Re-running the migration – for content that completely failed the migration
A Confluence Administrator can restart the site migration if there was any content that failed migration (see previous section). Only the content that is still formatted in wiki markup will be migrated, so typically a re-migration will take less time than the original migration.
To manually re-run migration:
- Open this URL in your browser:
<Confluence Address>/admin/force-upgrade.action
- Select wikiToXhtmlMigrationUpgradeTask in the Upgrade task to run dropdown list.
- Choose Force Upgrade.
Re-attempting the migration – for content in 'unmigrated-wiki-markup' macro
The previous section was about dealing with the exceptional circumstance where certain content was left completely unmigrated. The most common migration problem is that the content was migrated but remains formatted as wiki markup on the page, within the body of an 'unmigrated-wiki-markup' macro. Any content which is referenced in the migration report will be found in this state. This content is still viewable and editable but since it is wiki markup it cannot be edited using the full feature set of the rich text editor.
The most common reason for content to be in this state is that the page contains an unknown macro, or a macro that is not compatible with Confluence 4.x.
There are two possible fixes for this situation:
- Install a version of the macro that is compatible with Confluence 4.x. See Plugin Development Upgrade FAQ for 4.0 .
- Edit the page and remove the problematic macro.

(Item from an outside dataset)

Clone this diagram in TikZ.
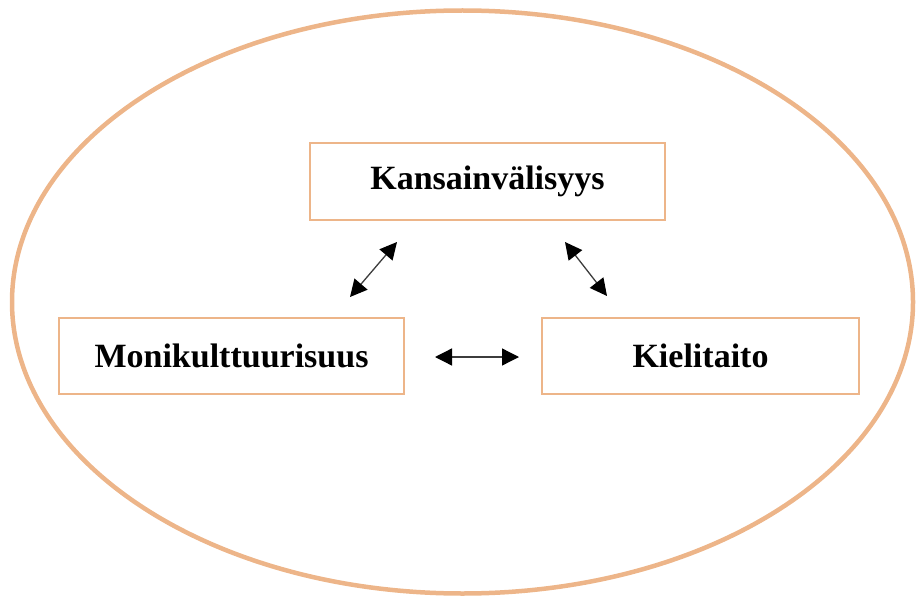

Regardless of the solution you choose, you can then force a re-migration of all the content (including content in templates) that was left wrapped in an 'unmigrated-wiki-markup' macro. This feature is found at
<Confluence Address>/
admin/unmigratedcontent.action
Notes
We refer to the Confluence storage format as 'XHTML-based'. To be correct, we should call it XML, because the Confluence storage format does not comply with the XHTML definition. In particular, Confluence includes custom elements for macros and more. We're using the term 'XHTML-based' to indicate that there is a large proportion of HTML in the storage format.